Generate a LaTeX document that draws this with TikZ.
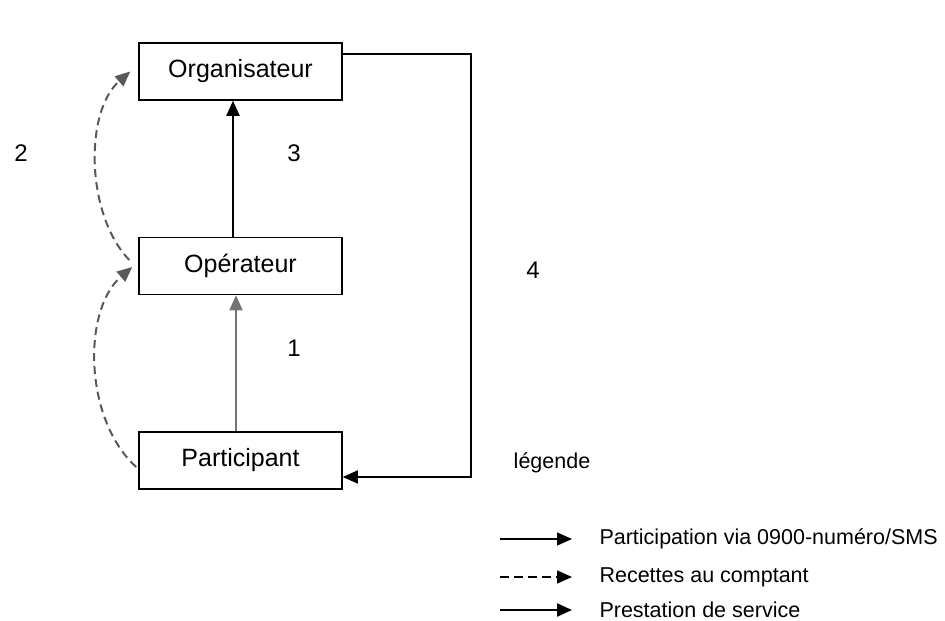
\documentclass[tikz,border=0pt]{standalone}
\usepackage{fontspec}
\setmainfont{Liberation Sans}
\usetikzlibrary{arrows.meta}
\begin{document}
\begin{tikzpicture}[x=1pt,y=-1pt,
    box/.style={draw, line width=1.5pt, minimum width=203pt, minimum height=57pt, font=\fontsize{25}{28}\selectfont},
    lbl/.style={font=\fontsize{24}{26}\selectfont},
    leg/.style={font=\fontsize{21.5}{24}\selectfont, anchor=west},
    tip/.style={-{Triangle[length=15pt,width=13pt]}}]
   \useasboundingbox (0,0) rectangle (945,621);
   \node[box] (org) at (240.5,71.5) {Organisateur};
   \node[box] (ope) at (240.5,266) {Opérateur};
   \node[box] (part) at (240.5,460.5) {Participant};
   \draw[tip, line width=2pt] ([xshift=-7.5pt]ope.north) -- ([xshift=-7.5pt]org.south);
   \draw[tip, line width=1.6pt, black!55] ([xshift=-4.5pt]part.north) -- ([xshift=-4.5pt]ope.south);
   \draw[tip, line width=1.6pt] ([yshift=17.5pt]org.east) -- ++(128,0) |- ([yshift=-16.5pt]part.east);
   \draw[tip, line width=2pt, black!65, dash pattern=on 8pt off 5pt] ([xshift=-9pt,yshift=6pt]ope.west) .. controls (86,215) and (84,112) .. ([xshift=-8pt]org.west);
   \draw[tip, line width=2pt, black!65, dash pattern=on 8pt off 5pt] ([xshift=-2pt,yshift=-6.5pt]part.west) .. controls (84,420) and (82,310) .. ([xshift=-6pt,yshift=-1pt]ope.west);
   \node[lbl] (n2) at (21,153) {2};
   \node[lbl] (n3) at (294,153) {3};
   \node[lbl] (n1) at (294,348) {1};
   \node[lbl] (n4) at (533,270) {4};
   \node[font=\fontsize{21.5}{24}\selectfont] (legende) at (552,463) {légende};
   % legend
   \node[leg] (l1) at (596,539) {Participation via 0900-numéro/SMS};
   \node[leg] (l2) at (596,577) {Recettes au comptant};
   \node[leg] (l3) at (596,610) {Prestation de service};
   \coordinate (a1) at (500,539);
   \coordinate (a2) at (500,577);
   \coordinate (a3) at (500,610);
   \draw[tip, line width=1.2pt] (a1) -- ([xshift=-24pt]l1.west);
   \draw[tip, line width=1.5pt, dash pattern=on 9pt off 5pt] (a2) -- ([xshift=-24pt]l2.west);
   \draw[tip, line width=2.2pt] (a3) -- ([xshift=-24pt]l3.west);
\end{tikzpicture}
\end{document}
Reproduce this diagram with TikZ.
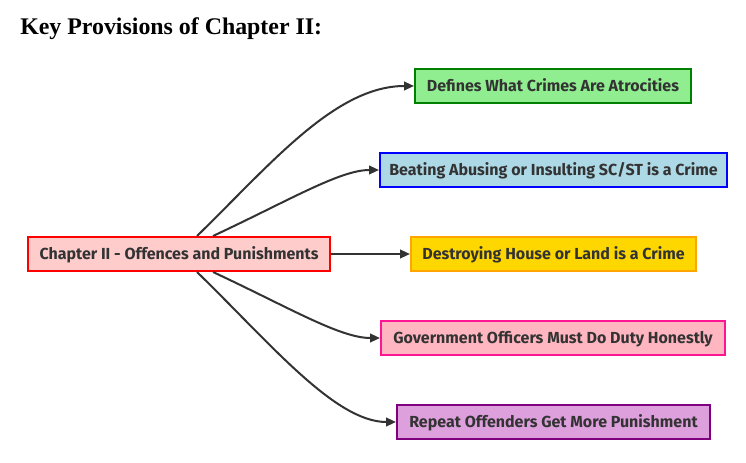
\documentclass[tikz,border=0pt]{standalone}
\usepackage{fontspec}
\setmainfont{Fira Sans}
\newfontfamily\titlefont{Liberation Serif}
\usetikzlibrary{arrows.meta}
\definecolor{txt}{HTML}{333333}
\definecolor{edge}{HTML}{333333}
\tikzset{
  box/.style={draw, line width=1.5pt, text=txt, inner sep=0pt, minimum height=34*0.75pt,
    text height=8.2pt, text depth=0pt,
    font=\fontsize{12pt}{14pt}\selectfont\bfseries},
  conn/.style={draw=edge, line width=1.5pt, -{Triangle[length=7.5pt,width=6.5pt]}},
}
\begin{document}
\begin{tikzpicture}[x=0.75pt,y=-0.75pt]
\useasboundingbox (0,0) rectangle (746,463);
\node[anchor=base west, font=\titlefont\fontsize{17.9pt}{20pt}\selectfont\bfseries, inner sep=0pt] (title) at (20,35) {Key Provisions of Chapter II:};
\node[box, fill={rgb,255:red,255;green,204;blue,204}, draw=red, minimum width=302*0.75pt] (c) at (179,254) {Chapter II - Offences and Punishments};
\node[box, fill={rgb,255:red,144;green,238;blue,144}, draw={rgb,255:red,0;green,128;blue,0}, minimum width=276*0.75pt] (a) at (553,86) {Defines What Crimes Are Atrocities};
\node[box, fill={rgb,255:red,173;green,216;blue,230}, draw=blue, minimum width=347*0.75pt] (b) at (553.5,170) {Beating Abusing or Insulting SC/ST is a Crime};
\node[box, fill={rgb,255:red,255;green,215;blue,0}, draw={rgb,255:red,255;green,165;blue,0}, minimum width=285*0.75pt] (d) at (553.5,254) {Destroying House or Land is a Crime};
\node[box, fill={rgb,255:red,255;green,182;blue,193}, draw={rgb,255:red,255;green,20;blue,147}, minimum width=344*0.75pt] (e) at (553,338) {Government Officers Must Do Duty Honestly};
\node[box, fill={rgb,255:red,221;green,160;blue,221}, draw={rgb,255:red,128;green,0;blue,128}, minimum width=313*0.75pt] (f) at (553.5,422) {Repeat Offenders Get More Punishment};
\draw[conn] ([xshift=18*0.75pt]c.north) .. controls (270,165) and (335,86) .. (a.west);
\draw[conn] ([xshift=34*0.75pt]c.north) .. controls (290,200) and (340,170) .. (b.west);
\draw[conn] (c.east) -- (d.west);
\draw[conn] ([xshift=34*0.75pt]c.south) .. controls (290,308) and (340,338) .. (e.west);
\draw[conn] ([xshift=18*0.75pt]c.south) .. controls (270,343) and (335,422) .. (f.west);
\end{tikzpicture}
\end{document}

*WRITTEN PROBLEM:* Every entry above should be duplicated exactly. Do not include the images.

*COMPLETE RESPONSE:*
Generate a LaTeX document that draws this with TikZ.
\documentclass[tikz,border=0pt]{standalone}
\usepackage{fontspec}
\setmainfont{Liberation Sans}
\usetikzlibrary{arrows.meta}
\begin{document}
\begin{tikzpicture}[x=1pt,y=-1pt,
    box/.style={draw, line width=1.5pt, minimum width=203pt, minimum height=57pt, font=\fontsize{25}{28}\selectfont},
    lbl/.style={font=\fontsize{24}{26}\selectfont},
    leg/.style={font=\fontsize{21.5}{24}\selectfont, anchor=west},
    tip/.style={-{Triangle[length=15pt,width=13pt]}}]
   \useasboundingbox (0,0) rectangle (945,621);
   \node[box] (org) at (240.5,71.5) {Organisateur};
   \node[box] (ope) at (240.5,266) {Opérateur};
   \node[box] (part) at (240.5,460.5) {Participant};
   \draw[tip, line width=2pt] ([xshift=-7.5pt]ope.north) -- ([xshift=-7.5pt]org.south);
   \draw[tip, line width=1.6pt, black!55] ([xshift=-4.5pt]part.north) -- ([xshift=-4.5pt]ope.south);
   \draw[tip, line width=1.6pt] ([yshift=17.5pt]org.east) -- ++(128,0) |- ([yshift=-16.5pt]part.east);
   \draw[tip, line width=2pt, black!65, dash pattern=on 8pt off 5pt] ([xshift=-9pt,yshift=6pt]ope.west) .. controls (86,215) and (84,112) .. ([xshift=-8pt]org.west);
   \draw[tip, line width=2pt, black!65, dash pattern=on 8pt off 5pt] ([xshift=-2pt,yshift=-6.5pt]part.west) .. controls (84,420) and (82,310) .. ([xshift=-6pt,yshift=-1pt]ope.west);
   \node[lbl] (n2) at (21,153) {2};
   \node[lbl] (n3) at (294,153) {3};
   \node[lbl] (n1) at (294,348) {1};
   \node[lbl] (n4) at (533,270) {4};
   \node[font=\fontsize{21.5}{24}\selectfont] (legende) at (552,463) {légende};
   % legend
   \node[leg] (l1) at (596,539) {Participation via 0900-numéro/SMS};
   \node[leg] (l2) at (596,577) {Recettes au comptant};
   \node[leg] (l3) at (596,610) {Prestation de service};
   \coordinate (a1) at (500,539);
   \coordinate (a2) at (500,577);
   \coordinate (a3) at (500,610);
   \draw[tip, line width=1.2pt] (a1) -- ([xshift=-24pt]l1.west);
   \draw[tip, line width=1.5pt, dash pattern=on 9pt off 5pt] (a2) -- ([xshift=-24pt]l2.west);
   \draw[tip, line width=2.2pt] (a3) -- ([xshift=-24pt]l3.west);
\end{tikzpicture}
\end{document}
Reproduce this diagram with TikZ.
\documentclass[tikz,border=0pt]{standalone}
\usepackage{fontspec}
\setmainfont{Fira Sans}
\newfontfamily\titlefont{Liberation Serif}
\usetikzlibrary{arrows.meta}
\definecolor{txt}{HTML}{333333}
\definecolor{edge}{HTML}{333333}
\tikzset{
  box/.style={draw, line width=1.5pt, text=txt, inner sep=0pt, minimum height=34*0.75pt,
    text height=8.2pt, text depth=0pt,
    font=\fontsize{12pt}{14pt}\selectfont\bfseries},
  conn/.style={draw=edge, line width=1.5pt, -{Triangle[length=7.5pt,width=6.5pt]}},
}
\begin{document}
\begin{tikzpicture}[x=0.75pt,y=-0.75pt]
\useasboundingbox (0,0) rectangle (746,463);
\node[anchor=base west, font=\titlefont\fontsize{17.9pt}{20pt}\selectfont\bfseries, inner sep=0pt] (title) at (20,35) {Key Provisions of Chapter II:};
\node[box, fill={rgb,255:red,255;green,204;blue,204}, draw=red, minimum width=302*0.75pt] (c) at (179,254) {Chapter II - Offences and Punishments};
\node[box, fill={rgb,255:red,144;green,238;blue,144}, draw={rgb,255:red,0;green,128;blue,0}, minimum width=276*0.75pt] (a) at (553,86) {Defines What Crimes Are Atrocities};
\node[box, fill={rgb,255:red,173;green,216;blue,230}, draw=blue, minimum width=347*0.75pt] (b) at (553.5,170) {Beating Abusing or Insulting SC/ST is a Crime};
\node[box, fill={rgb,255:red,255;green,215;blue,0}, draw={rgb,255:red,255;green,165;blue,0}, minimum width=285*0.75pt] (d) at (553.5,254) {Destroying House or Land is a Crime};
\node[box, fill={rgb,255:red,255;green,182;blue,193}, draw={rgb,255:red,255;green,20;blue,147}, minimum width=344*0.75pt] (e) at (553,338) {Government Officers Must Do Duty Honestly};
\node[box, fill={rgb,255:red,221;green,160;blue,221}, draw={rgb,255:red,128;green,0;blue,128}, minimum width=313*0.75pt] (f) at (553.5,422) {Repeat Offenders Get More Punishment};
\draw[conn] ([xshift=18*0.75pt]c.north) .. controls (270,165) and (335,86) .. (a.west);
\draw[conn] ([xshift=34*0.75pt]c.north) .. controls (290,200) and (340,170) .. (b.west);
\draw[conn] (c.east) -- (d.west);
\draw[conn] ([xshift=34*0.75pt]c.south) .. controls (290,308) and (340,338) .. (e.west);
\draw[conn] ([xshift=18*0.75pt]c.south) .. controls (270,343) and (335,422) .. (f.west);
\end{tikzpicture}
\end{document}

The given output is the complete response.